Have any of the new vocalists in the post-Biafra era expressed an interest in putting out new material? Because I could see that being an interesting thing to dip your toe in to, being the first-post-Biafra singer to put out an album with the Kennedys.
Yeah, that would be something people would have to wrap their heads around too. One of the main problems too is that when the original Kennedys were putting stuff out, we were living within twenty miles of each other, all in the San Francisco Bay. But right now, Skip lives in New York, DH lives in LA and Ray and I live in the East Bay. When we were doing the original stuff, it would come out of jamming at practices. We’d say “that’s a good riff,” and Biafra would either pull out some lyrics and start singing along with it or he’d come in with something and we’d put stuff together. It was all collaborative. It’s a lot less organic to do that sending files across back and forth. We get most of our new ideas together on the first couple of soundchecks on a tour. They’re generally longer than the rest of the soundchecks on tour, and we do some jamming during that. We just have to have the presence of mind to turn the iPhone on or something like that (*both laugh*). We’ll record that stuff for more ideas and then cobble something together into songs, just like we used to do. But it’s harder because we’re so spread out.

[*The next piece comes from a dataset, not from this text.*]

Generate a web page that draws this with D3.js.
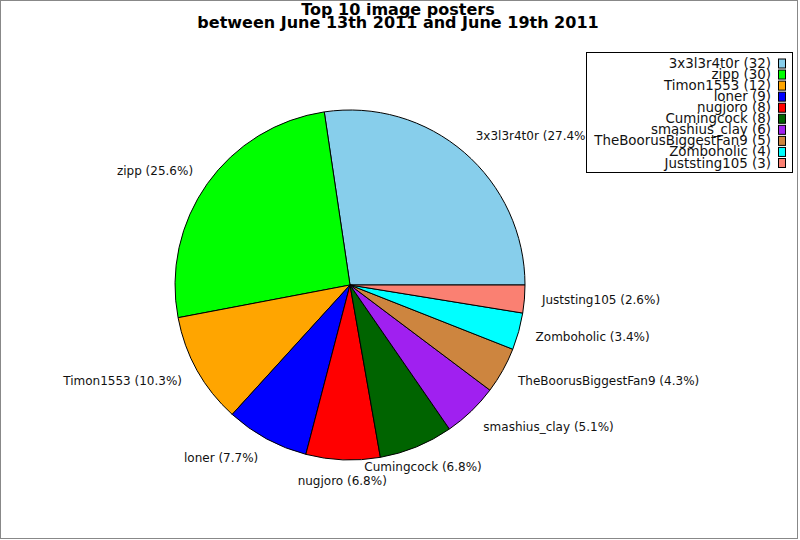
<!DOCTYPE html>
<html>
<head>
<meta charset="utf-8">
<script src="https://cdn.jsdelivr.net/npm/d3@7"></script>
<style>
  body { margin: 0; background: #fff; }
  text { font-family: "DejaVu Sans", sans-serif; }
</style>
</head>
<body>
<svg id="chart" width="800" height="540"></svg>
<script>
// top 10 posters, counts per user
var posters = ["3x3l3r4t0r", "zipp", "Timon1553", "loner", "nugjoro", "Cumingcock",
               "smashius_clay", "TheBoorusBiggestFan9", "Zomboholic", "Juststing105"];
var counts = [32, 30, 12, 9, 8, 8, 6, 5, 4, 3];
var colors = ["#87ceeb", "#00ff00", "#ffa500", "#0000ff", "#ff0000", "#006400",
              "#a020f0", "#cd853f", "#00ffff", "#fa8072"];
var titleLines = ["Top 10 image posters", "between June 13th 2011 and June 19th 2011"];

var svg = d3.select("#chart");
var cx = 350, cy = 285, radius = 175;
var total = d3.sum(counts);

svg.append("rect")
	.attr("x", 0.5).attr("y", 0.5)
	.attr("width", 797).attr("height", 538)
	.attr("fill", "#fff").attr("stroke", "#888");

var data = posters.map(function(p, i) { return { name: p, value: counts[i], color: colors[i] }; });

// counter-clockwise starting at 3 o'clock
var pie = d3.pie()
	.sort(null)
	.value(function(d) { return d.value; })
	.startAngle(Math.PI / 2)
	.endAngle(Math.PI / 2 - 2 * Math.PI);

var arc = d3.arc().innerRadius(0).outerRadius(radius);
var arcs = pie(data);

var g = svg.append("g").attr("transform", "translate(" + cx + "," + cy + ")");

g.selectAll("path")
	.data(arcs)
	.enter().append("path")
	.attr("d", arc)
	.attr("fill", function(d) { return d.data.color; })
	.attr("stroke", "#000")
	.attr("stroke-width", 1)
	.attr("stroke-linejoin", "round");

var labelRx = radius * 1.1, labelRy = radius * 1.125;
var fmt = d3.format(".1f");
g.selectAll("text.lbl")
	.data(arcs)
	.enter().append("text")
	.attr("class", "lbl")
	.attr("x", function(d) { return Math.sin((d.startAngle + d.endAngle) / 2) * labelRx; })
	.attr("y", function(d) { return -Math.cos((d.startAngle + d.endAngle) / 2) * labelRy; })
	.attr("dy", "0.3em")
	.attr("text-anchor", function(d) {
		var s = Math.sin((d.startAngle + d.endAngle) / 2);
		if (Math.abs(s) < 0.4) return "middle";
		return s > 0 ? "start" : "end";
	})
	.attr("font-size", 12)
	.attr("fill", "#111")
	.text(function(d) { return d.data.name + " (" + fmt(d.data.value / total * 100) + "%)"; });

// title
svg.selectAll("text.title")
	.data(titleLines)
	.enter().append("text")
	.attr("class", "title")
	.attr("x", 398)
	.attr("y", function(d, i) { return 15 + i * 12.5; })
	.attr("text-anchor", "middle")
	.attr("font-size", 16)
	.attr("font-weight", "bold")
	.text(function(d) { return d; });

// legend
var legend = svg.append("g");
legend.append("rect")
	.attr("x", 586.5).attr("y", 52.5)
	.attr("width", 206).attr("height", 120)
	.attr("fill", "#fff").attr("stroke", "#000");

var rowY = d3.scaleLinear().domain([0, posters.length - 1]).range([63.5, 163]);
var rows = legend.selectAll("g.row")
	.data(data)
	.enter().append("g")
	.attr("class", "row")
	.attr("transform", function(d, i) { return "translate(0," + rowY(i) + ")"; });

rows.append("rect")
	.attr("x", 778.5).attr("y", -4.5)
	.attr("width", 7).attr("height", 9)
	.attr("fill", function(d) { return d.color; })
	.attr("stroke", "#000");

rows.append("text")
	.attr("x", 771)
	.attr("y", 4.5)
	.attr("text-anchor", "end")
	.attr("font-size", 13.4)
	.attr("fill", "#111")
	.text(function(d) { return d.name + " (" + d.value + ")"; });
</script>
</body>
</html>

We have written some stuff together, some of it ended up on the Killer Smiles (album).
I’m excited to hear what would come out eventually, so I hope there is a day and that it’s not a posthumous day where people are putting out stuff after the project has finally gone to bed. I hope there is a day where we see new Kennedys material.
I wouldn’t mind that myself certainly! I hope that day comes too. I’m not going to say it will and I’m not going to say it won’t.

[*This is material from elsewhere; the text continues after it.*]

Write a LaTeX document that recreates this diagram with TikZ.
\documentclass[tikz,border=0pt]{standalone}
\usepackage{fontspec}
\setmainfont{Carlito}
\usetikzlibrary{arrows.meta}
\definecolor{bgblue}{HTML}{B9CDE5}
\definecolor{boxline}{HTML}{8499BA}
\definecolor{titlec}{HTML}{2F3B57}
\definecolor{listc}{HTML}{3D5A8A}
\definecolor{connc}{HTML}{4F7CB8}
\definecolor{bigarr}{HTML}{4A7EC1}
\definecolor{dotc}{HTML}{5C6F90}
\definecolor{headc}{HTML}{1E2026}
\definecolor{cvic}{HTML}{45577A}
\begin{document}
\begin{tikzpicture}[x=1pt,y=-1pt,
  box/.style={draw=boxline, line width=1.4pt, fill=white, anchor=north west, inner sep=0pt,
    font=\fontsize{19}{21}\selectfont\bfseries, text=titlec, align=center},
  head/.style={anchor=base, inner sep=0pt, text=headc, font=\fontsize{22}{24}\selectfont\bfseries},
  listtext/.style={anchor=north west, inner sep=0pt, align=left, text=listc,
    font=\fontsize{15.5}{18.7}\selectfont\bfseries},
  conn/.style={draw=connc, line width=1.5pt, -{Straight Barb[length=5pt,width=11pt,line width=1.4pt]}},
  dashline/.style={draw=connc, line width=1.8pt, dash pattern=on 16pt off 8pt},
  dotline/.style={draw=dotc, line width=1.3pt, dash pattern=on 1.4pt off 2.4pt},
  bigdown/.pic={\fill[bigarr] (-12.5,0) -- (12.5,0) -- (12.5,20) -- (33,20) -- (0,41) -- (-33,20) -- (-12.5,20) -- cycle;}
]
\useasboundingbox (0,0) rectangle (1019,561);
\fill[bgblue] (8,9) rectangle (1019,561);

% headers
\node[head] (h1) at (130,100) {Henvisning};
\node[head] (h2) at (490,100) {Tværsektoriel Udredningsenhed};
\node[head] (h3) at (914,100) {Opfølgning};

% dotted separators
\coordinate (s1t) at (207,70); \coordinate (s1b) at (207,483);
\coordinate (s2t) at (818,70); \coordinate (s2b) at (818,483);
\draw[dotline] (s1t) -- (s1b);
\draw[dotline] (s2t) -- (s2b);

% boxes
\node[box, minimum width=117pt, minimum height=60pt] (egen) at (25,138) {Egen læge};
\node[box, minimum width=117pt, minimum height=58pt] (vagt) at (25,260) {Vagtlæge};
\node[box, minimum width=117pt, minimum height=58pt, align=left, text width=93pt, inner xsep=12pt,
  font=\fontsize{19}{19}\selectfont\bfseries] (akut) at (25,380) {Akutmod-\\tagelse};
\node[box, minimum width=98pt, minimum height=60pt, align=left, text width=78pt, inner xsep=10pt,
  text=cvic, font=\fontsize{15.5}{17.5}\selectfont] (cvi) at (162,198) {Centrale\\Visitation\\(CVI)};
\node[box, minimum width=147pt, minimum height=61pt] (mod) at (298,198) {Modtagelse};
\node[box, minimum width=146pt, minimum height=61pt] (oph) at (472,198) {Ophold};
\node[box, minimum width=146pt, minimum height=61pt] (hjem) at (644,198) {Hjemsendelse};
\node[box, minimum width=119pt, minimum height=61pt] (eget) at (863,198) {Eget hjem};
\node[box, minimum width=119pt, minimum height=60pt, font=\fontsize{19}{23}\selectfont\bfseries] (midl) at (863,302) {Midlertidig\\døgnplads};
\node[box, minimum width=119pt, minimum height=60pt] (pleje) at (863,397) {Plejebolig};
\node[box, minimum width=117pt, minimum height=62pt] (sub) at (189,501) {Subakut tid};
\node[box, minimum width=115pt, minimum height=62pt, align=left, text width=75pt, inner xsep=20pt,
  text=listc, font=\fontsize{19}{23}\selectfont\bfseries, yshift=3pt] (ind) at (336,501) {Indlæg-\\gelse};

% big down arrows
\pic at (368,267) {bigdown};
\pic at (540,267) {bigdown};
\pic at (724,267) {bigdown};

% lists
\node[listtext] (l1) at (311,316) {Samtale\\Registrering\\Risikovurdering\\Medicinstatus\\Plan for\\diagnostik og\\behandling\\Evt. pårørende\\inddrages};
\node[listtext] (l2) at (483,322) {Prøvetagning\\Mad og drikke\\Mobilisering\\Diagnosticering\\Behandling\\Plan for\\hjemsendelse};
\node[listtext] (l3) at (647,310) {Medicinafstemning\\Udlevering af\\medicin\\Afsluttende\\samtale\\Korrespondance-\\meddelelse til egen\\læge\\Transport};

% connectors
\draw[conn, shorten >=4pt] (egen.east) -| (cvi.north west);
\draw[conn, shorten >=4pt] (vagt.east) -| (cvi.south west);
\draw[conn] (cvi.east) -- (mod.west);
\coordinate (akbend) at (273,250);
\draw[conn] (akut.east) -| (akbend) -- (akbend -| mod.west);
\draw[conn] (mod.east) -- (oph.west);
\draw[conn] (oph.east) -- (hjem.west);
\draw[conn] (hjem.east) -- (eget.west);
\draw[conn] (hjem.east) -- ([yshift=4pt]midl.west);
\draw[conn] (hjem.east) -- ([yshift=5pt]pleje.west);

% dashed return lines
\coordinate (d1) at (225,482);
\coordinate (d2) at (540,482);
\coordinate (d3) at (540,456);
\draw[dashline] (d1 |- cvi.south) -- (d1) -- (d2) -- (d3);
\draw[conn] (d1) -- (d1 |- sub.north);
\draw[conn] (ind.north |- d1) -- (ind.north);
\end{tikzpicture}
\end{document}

Thank you for taking the time out of your afternoon to chat. I truly do believe it’s been an honor… Oh, one more thing I wanted to ask. I know you got your infamous (Fender) J Bass stolen or misplaced or whatever in Brazil, did you ever recover that or is it long gone?

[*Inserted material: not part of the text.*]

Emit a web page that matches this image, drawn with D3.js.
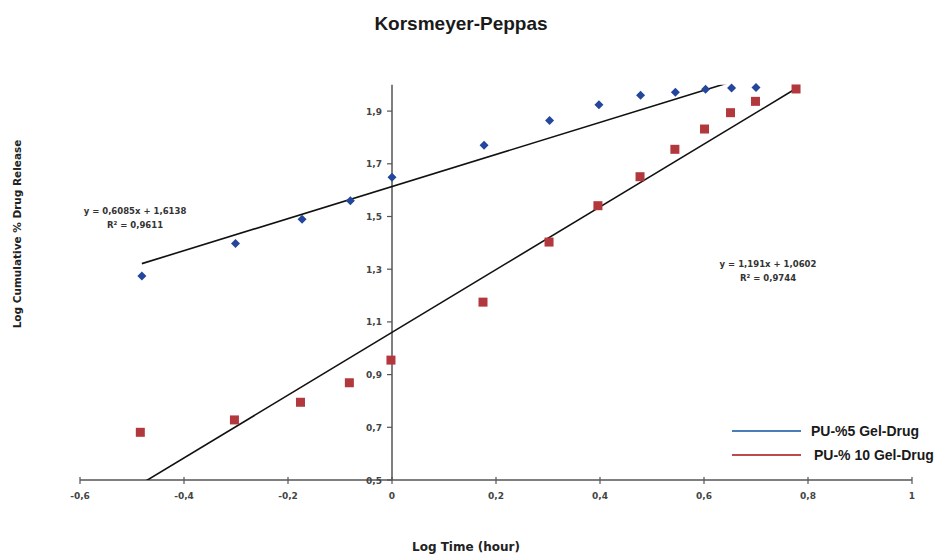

Yeah, it’s somewhere in Brazil still, I’m guessing. And very probably in this Quonset hut storage space with TAM Airlines, and I’ll mention that and you can print it out; TAM Airlines, T-A-M. They’re the ones that lost it. When I first announced it two years ago now on Facebook, the first thing that happened was I got like 500 people wanting to be Facebook friends from Brazil. I just helter skelter added them all. But out of that, about 40 of them had actually worked for that airline and they said in Sao Paolo alone, there are something like five big Quonset hut buildings that house lost luggage and it stays there and there’s stuff that’s been there since the ‘80s or whenever the hell TAM Airlines started. They look at it like it’s more worth it for them to pay off the $200 if they lose your luggage thing that you automatically agree to when you buy a ticket, than it is to pay somebody overtime to go out and look for a piece of luggage, be it a guitar or a bag or anything.
They have so much now that it’s becoming less and less profitable for them and profit is what the airlines are all about, obviously. But then the upside of it was that a friend of mine commissioned a person I’d never met, who is a luthier, to make a replica that he really did a great job on. From scratch, he’s got the chips on it, he’s done it mostly from photos. He wound the pickups himself. The thing actually sounds and plays better than the original one did. Some of the stickers are even on there replicated. The DK sticker that was on there is not gettable anymore. We searched all over the internet. They wanted to do it as a big surprise, but about halfway through the project, he had to ask me to come down and tell him what it needs here and what it needs there. That’s an honor right there, that somebody would do that, and won’t let me pay them back for it!